In migliaia provenienti dalle aree del delta del Niger di Ogale e Bille cercano giustizia presso l’alta corte di Londra
Shell trascinata dinanzi all’Alta corte di Londra da quasi 14mila persone di due comunità nigeriane, accusata di “devastating impact of pollution”, di essere responsabile cioè del “devastante inquinamento” delle loro fonti d’acqua e della distruzione del loro stile di vita.
Sono gli abitanti di Ogale, nella zona del delta del Niger, ad aver presentato le loro richieste la scorsa settimana, unendosi a più di 2mila persone dell’area di Bille, una comunità di pescatori. In totale, 13.652 reclami da privati, chiese e scuole, per chiedere al gigante petrolifero di ripulire l’ambiente dall’inquinamento e un risarcimento per la conseguente perdita dei loro mezzi di sussistenza.
La nostra capacità di coltivare e pescare – dicono – è stata distrutta dalle continue fuoriuscite di petrolio dovute all’attività della Shell.
Dal canto suo, Shell (che ha dichiarato profitti per oltre 30 miliardi di dollari per i primi tre trimestri del 2022) sostiene che le comunità non avrebbero alcun diritto legale per costringerla a ripulire l’ambiente e che alle persone sarebbe addirittura vietato chiedere un risarcimento per sversamenti avvenuti cinque anni prima che presentassero le loro richieste.
Secondo la compagnia, insomma, non ci sarebbe alcuna sua responsabilità per il travaso di petrolio dai suoi oleodotti.
Questo caso solleva importanti questioni sulle responsabilità delle compagnie petrolifere e del gas – dice Daniel Leader, un partner di Leigh Day, lo studio legale londinese che rappresenta i nigeriani. Sembra che Shell stia cercando di lasciare il delta del Niger libero da qualsiasi obbligo legale per affrontare la devastazione ambientale causata dalle fuoriuscite di petrolio dalle sue infrastrutture per molti decenni.

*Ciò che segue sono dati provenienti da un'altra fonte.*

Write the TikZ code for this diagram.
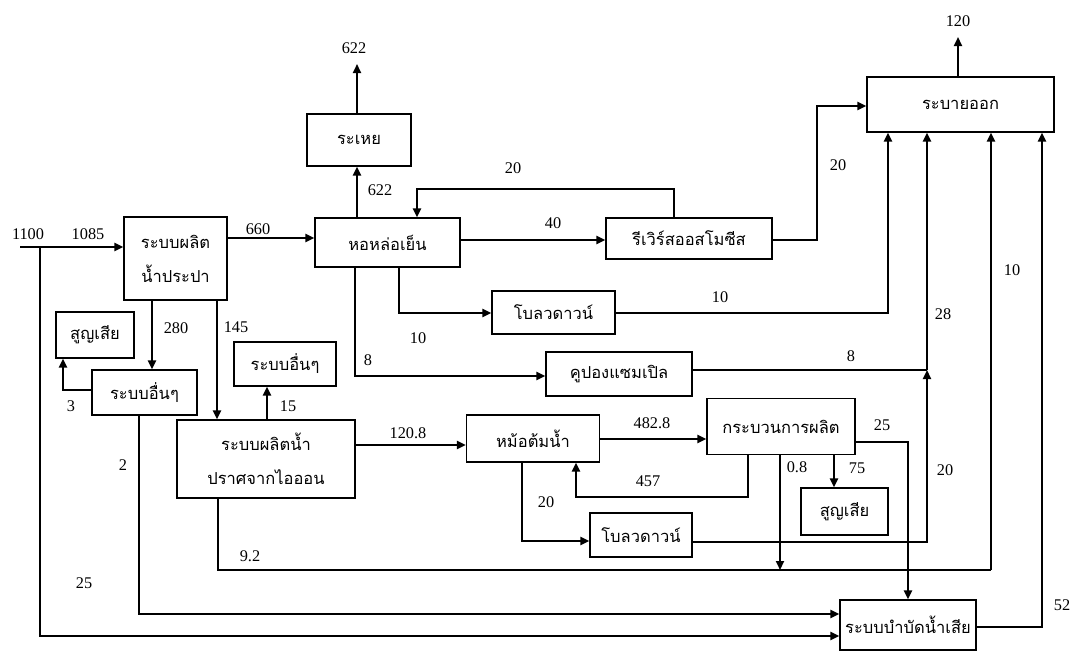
\documentclass[tikz,border=0pt]{standalone}
\usepackage{fontspec}
\setmainfont{Liberation Serif}
\newfontfamily\thai[Script=Thai]{Loma}
\usetikzlibrary{arrows.meta,calc}

\begin{document}
\begin{tikzpicture}[x=1pt,y=-1pt,
  box/.style={draw, line width=1.2pt, inner sep=0pt, align=center,
              font=\thai\fontsize{16.5}{34}\selectfont},
  pipe/.style={line width=2.1pt},
  flow/.style={pipe, -{Triangle[length=9pt,width=8pt]}},
  num/.style={inner sep=0pt, font=\fontsize{16.3}{18}\selectfont}]
\useasboundingbox (0,0) rectangle (1072,651);

% process units
\node[box, minimum width=103pt, minimum height=83pt] (tap)    at (175.5,258.5) {ระบบผลิต\\น้ำประปา};
\node[box, minimum width=145pt, minimum height=49pt] (tower)  at (387.5,242.5) {หอหล่อเย็น};
\node[box, minimum width=104pt, minimum height=52pt] (evap)   at (359,140)     {ระเหย};
\node[box, minimum width=166pt, minimum height=41pt] (ro)     at (689,238.5)   {รีเวิร์สออสโมซีส};
\node[box, minimum width=187pt, minimum height=55pt] (drain)  at (960.5,104.5) {ระบายออก};
\node[box, minimum width=123pt, minimum height=43pt] (bdA)    at (553.5,312.5) {โบลวดาวน์};
\node[box, minimum width=146pt, minimum height=44pt] (coupon) at (619,374)     {คูปองแซมเปิล};
\node[box, minimum width=105pt, minimum height=45pt] (otherA) at (144.5,392.5) {ระบบอื่นๆ};
\node[box, minimum width=78pt,  minimum height=46pt] (lossA)  at (95,335)      {สูญเสีย};
\node[box, minimum width=102pt, minimum height=44pt] (otherB) at (285,364)     {ระบบอื่นๆ};
\node[box, minimum width=178pt, minimum height=78pt] (deion)  at (266,459)     {ระบบผลิตน้ำ\\ปราศจากไอออน};
\node[box, minimum width=133pt, minimum height=47pt] (boiler) at (533,438.5)   {หม้อต้มน้ำ};
\node[box, minimum width=148pt, minimum height=56pt] (proc)   at (781,426.5)   {กระบวนการผลิต};
\node[box, minimum width=87pt,  minimum height=47pt] (lossB)  at (844.5,511.5) {สูญเสีย};
\node[box, minimum width=102pt, minimum height=44pt] (bdB)    at (641,535)     {โบลวดาวน์};
\node[box, minimum width=136pt, minimum height=50pt] (treat)  at (908,625)     {ระบบบำบัดน้ำเสีย};

% free ends and junctions
\coordinate (feed)    at (20,247);
\coordinate (split)   at (40,247);
\coordinate (vapour)  at (357,64);
\coordinate (outlet)  at (958,37);
\coordinate (joinA)   at (927,370);
\coordinate (joinB)   at (991,570);
\coordinate (joinC)   at (780,570);

% raw water
\draw[flow] (feed) -- (tap.west |- feed);
\draw[flow] (split) |- (treat.west |- 0,636);

% cooling tower circuit
\draw[flow] (tap.east |- 0,238) -- (tower.west |- 0,238);
\draw[flow] (tower.north -| 357,0) -- (evap.south -| 357,0);
\draw[flow] (evap.north -| 357,0) -- (vapour);
\draw[flow] (ro.north -| 674,0) -- (674,189) -| (tower.north -| 417,0);
\draw[flow] (tower.east |- 0,240) -- (ro.west |- 0,240);
\draw[flow] (ro.east |- 0,240) -- (817,240) |- (drain.west |- 0,106);
\draw[flow] (drain.north -| outlet) -- (outlet);
\draw[flow] (tower.south -| 399,0) |- (bdA.west |- 0,313);
\draw[flow] (bdA.east |- 0,313) -| (drain.south -| 888,0);
\draw[flow] (tower.south -| 355,0) |- (coupon.west |- 0,376);
\draw[pipe] (coupon.east |- 0,370) -- (joinA);
\draw[flow] (joinA) -- (drain.south -| joinA);

% tap water users
\draw[flow] (tap.south -| 152,0) -- (otherA.north -| 152,0);
\draw[flow] (otherA.west |- 0,390) -| (lossA.south -| 63,0);
\draw[flow] (otherA.south -| 139,0) |- (treat.west |- 0,614);
\draw[flow] (tap.south -| 217,0) -- (deion.north -| 217,0);

% deionised water and boiler
\draw[flow] (deion.north -| 267,0) -- (otherB.south -| 267,0);
\draw[flow] (deion.east |- 0,445) -- (boiler.west |- 0,445);
\draw[pipe] (deion.south -| 218,0) |- (joinB);
\draw[flow] (joinB) -- (drain.south -| joinB);
\draw[flow] (boiler.east |- 0,439) -- (proc.west |- 0,439);
\draw[flow] (proc.south -| 748,0) |- (576,497) -- (boiler.south -| 576,0);
\draw[flow] (boiler.south -| 522,0) |- (bdB.west |- 0,541);
\draw[flow] (bdB.east |- 0,542) -| (joinA);
\draw[flow] (proc.south -| joinC) -- (joinC);
\draw[flow] (proc.south -| 834,0) -- (lossB.north -| 834,0);
\draw[flow] (proc.east |- 0,442) -| (treat.north -| 908,0);
\draw[flow] (treat.east |- 0,627) -| (drain.south -| 1042,0);

% flow rates
\node[num] (q1100) at (28,234)   {1100};
\node[num] (q1085) at (88,234)   {1085};
\node[num] (q660)  at (258,229)  {660};
\node[num] (q622a) at (354,48)   {622};
\node[num] (q622b) at (380,190)  {622};
\node[num] (q20a)  at (513,168)  {20};
\node[num] (q40)   at (553,223)  {40};
\node[num] (q20b)  at (838,165)  {20};
\node[num] (q120)  at (958,21)   {120};
\node[num] (q10a)  at (720,297)  {10};
\node[num] (q10b)  at (418,338)  {10};
\node[num] (q8a)   at (368,360)  {8};
\node[num] (q8b)   at (851,356)  {8};
\node[num] (q28)   at (943,314)  {28};
\node[num] (q10c)  at (1012,270) {10};
\node[num] (q280)  at (176,328)  {280};
\node[num] (q145)  at (236,327)  {145};
\node[num] (q3)    at (71,406)   {3};
\node[num] (q15)   at (288,406)  {15};
\node[num] (q2)    at (123,465)  {2};
\node[num] (q1208) at (408,433)  {120.8};
\node[num] (q4828) at (652,423)  {482.8};
\node[num] (q25a)  at (882,425)  {25};
\node[num] (q08)   at (797,467)  {0.8};
\node[num] (q75)   at (857,468)  {75};
\node[num] (q20c)  at (945,470)  {20};
\node[num] (q457)  at (648,481)  {457};
\node[num] (q20d)  at (546,502)  {20};
\node[num] (q92)   at (250,556)  {9.2};
\node[num] (q25b)  at (84,583)   {25};
\node[num] (q52)   at (1062,605) {52};
\end{tikzpicture}
\end{document}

Le denunce che sono state ora depositate forniscono dettagli sulla natura del danno che i residenti di Ogale e Bille hanno subito e continuano a subire. Nel 2011, la valutazione ambientale dell’Ogoniland del Programma delle Nazioni Unite per l’ambiente (UNEP) riportò, dopo uno studio dettagliato di tre anni, come il popolo Ogoni fosse esposto quotidianamente a una grave contaminazione da petrolio, con un impatto sulle loro fonti d’acqua, sulla qualità dell’aria e sui terreni agricoli. L’UNEP raccomandò allora di adottare misure urgenti per garantire la più grande operazione di bonifica terrestre della storia e ha scoperto che vi era “un pericolo immediato per la salute pubblica”.
Ma quelle persone, ad oggi, bevono ancora da pozzi avvelenati.
A Ogale, il sistema idrico di emergenza non ha funzionato negli ultimi cinque anni. La maggior parte dei residenti non ha accesso all’acqua pulita poiché le acque sotterranee e le falde acquifere sotto la comunità di Ogale sono gravemente inquinate.
A Bille, anche l’acqua potabile della comunità è inquinata e il petrolio ha ucciso la maggior parte dei pesci e dei molluschi nei fiumi, lasciando la popolazione di pescatori di Bille senza una fonte di cibo o reddito. Ciò ha causato un cambiamento fondamentale nel modo di vivere della comunità di Bille; un popolo che in precedenza era fortemente concentrato sulla pesca non è più in grado di pescare.
Le comunità di Bille e Ogale sono impegnate in un contenzioso con Shell in realtà già al 2015 – ricorderete qui la marea nera in Niger.
Il 12 febbraio 2021, la Corte Suprema del Regno Unito ha stabilito all’unanimità che esisteva “un buon caso discutibile” secondo cui Shell plc, la società madre del Regno Unito, era legalmente responsabile dell’inquinamento sistemico causato dalla sua filiale nigeriana, SPDC. Il caso sta ora procedendo al processo per determinare se la società madre di Shell a Londra, così come la sua sussidiaria nigeriana SDPC, sia legalmente responsabile del danno causato alle comunità in Nigeria.
Ora che il registro di gruppo è stato depositato in tribunale, la fase successiva del caso prevede un’udienza di gestione del caso da fissarsi nella primavera del 2023, in vista del processo completo che dovrebbe svolgersi l’anno successivo. Staremo a vedere.